Laiki (Farmer's) Market
Laiki (Farmer’s) Market

 Choosing Athens

“Why Athens? Why not London, Milan, Paris?” For me, it was a simple choice; I was a Classicist. Since a very young age I had aspired to be a young Indiana Jones. I studied Greek and Latin and had spent my summers in archaeological field training. I had a romanticized perception of Greece and a lust for adventure that needed to be satiated. I wanted to uncover objects that no one had laid eyes on in over 1,000 years, see the “wine dark sea” Homer had written of in the Iliad and Odyssey, perfect my Greek accent, and…fall in love. I know it all sounds ridiculous, but that was what I went looking for in Greece and I wasn’t disappointed. The Greek islands were covered with ancient potsherds; the sea was dark but not ruddy, depending on the location, it was a deep dark blue or green, more beautiful than I had ever imagined; my accent, it never stopped sounding like that of an elderly Greek man whenever I said “Para-kalo” (but it did improve); and love… well I did have a few flings with beautiful Greek men (chronicled oh so well within the pages of my journal), but more importantly, I fell in love with travel and all of the adventures that come with it.

I came back from Greece with some wicked reverse culture shock, but a renewed sense of self and a goal.
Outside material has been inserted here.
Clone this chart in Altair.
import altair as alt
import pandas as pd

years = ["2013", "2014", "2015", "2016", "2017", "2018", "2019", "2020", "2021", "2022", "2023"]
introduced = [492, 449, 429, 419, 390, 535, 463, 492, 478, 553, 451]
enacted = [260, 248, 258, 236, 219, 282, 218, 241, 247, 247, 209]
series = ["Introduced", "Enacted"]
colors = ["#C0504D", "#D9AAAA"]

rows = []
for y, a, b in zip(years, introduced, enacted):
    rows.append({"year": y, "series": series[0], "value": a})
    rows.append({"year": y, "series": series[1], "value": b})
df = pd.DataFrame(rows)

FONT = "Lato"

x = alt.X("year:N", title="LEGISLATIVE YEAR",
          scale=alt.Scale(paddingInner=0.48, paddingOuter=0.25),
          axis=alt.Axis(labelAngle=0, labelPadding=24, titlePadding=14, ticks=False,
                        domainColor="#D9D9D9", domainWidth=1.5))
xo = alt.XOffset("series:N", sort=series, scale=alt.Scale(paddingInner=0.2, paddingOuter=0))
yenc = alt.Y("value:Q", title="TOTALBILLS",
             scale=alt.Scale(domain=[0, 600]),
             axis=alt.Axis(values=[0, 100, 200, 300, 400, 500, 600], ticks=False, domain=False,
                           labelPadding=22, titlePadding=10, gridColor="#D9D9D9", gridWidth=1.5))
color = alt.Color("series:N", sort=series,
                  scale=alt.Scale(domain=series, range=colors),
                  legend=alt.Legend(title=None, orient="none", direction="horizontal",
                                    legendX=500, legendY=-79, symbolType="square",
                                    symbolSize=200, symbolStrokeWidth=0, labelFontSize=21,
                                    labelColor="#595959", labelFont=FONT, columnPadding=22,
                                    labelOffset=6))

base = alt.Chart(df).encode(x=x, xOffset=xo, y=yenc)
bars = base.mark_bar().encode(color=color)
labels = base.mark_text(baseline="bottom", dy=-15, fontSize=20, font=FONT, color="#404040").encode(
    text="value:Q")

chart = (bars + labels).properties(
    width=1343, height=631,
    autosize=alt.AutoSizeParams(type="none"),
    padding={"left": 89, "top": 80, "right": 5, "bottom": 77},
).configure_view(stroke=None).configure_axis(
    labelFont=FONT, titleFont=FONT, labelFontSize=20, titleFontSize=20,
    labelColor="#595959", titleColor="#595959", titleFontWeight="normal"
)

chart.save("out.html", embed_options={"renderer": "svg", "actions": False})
I wanted to be the best version of myself possible. A phrase made ever so popular by the book and movie Eat, Pray, Love was kalos kagathos. I had the feminine form of this word tattooed on my ankle after my return from Greece, to remind myself of what I had learned in Greece. I was surprised and disappointed when the movie came out and everyone (including my own mother who had never understood it) thought they understood this phrase, one I held very dear to my heart. It is so much more than that which Elizabeth Gilbert describes in her book (says the ornery ex-Classicist):

it is more than self-love, and it is not merely a state of being. Καλή Kἀγαθή is a goal and aspiration to be the best possible version of one’s self, both in body and character.

My experiences in Greece made me want to be a better person, travel more, learn more, and conquer the world.
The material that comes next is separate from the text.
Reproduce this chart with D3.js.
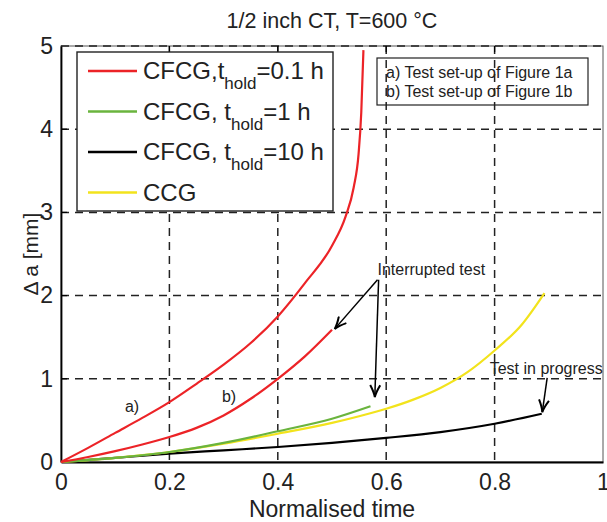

Since Greece, I’ve been to many more countries and continents, and grown as a person in each of these places; but Greece has and will always hold a special place in my heart because she taught me so much. I’d highly recommend Athens, as well as the rest of that beautiful country to anyone and everyone. The islands are enchanting, the Peloponnese unforgettably beautiful, and Athens… she’s just so alive.

As a converted Athenian, I want to thank “American Burd” for this piece as it resonates with me so much.  You all know that I came to live in Athens in 2009 and haven’t left…well, “American Burd” states the reasons very well here. Thank you, so much, for sharing your personal journey.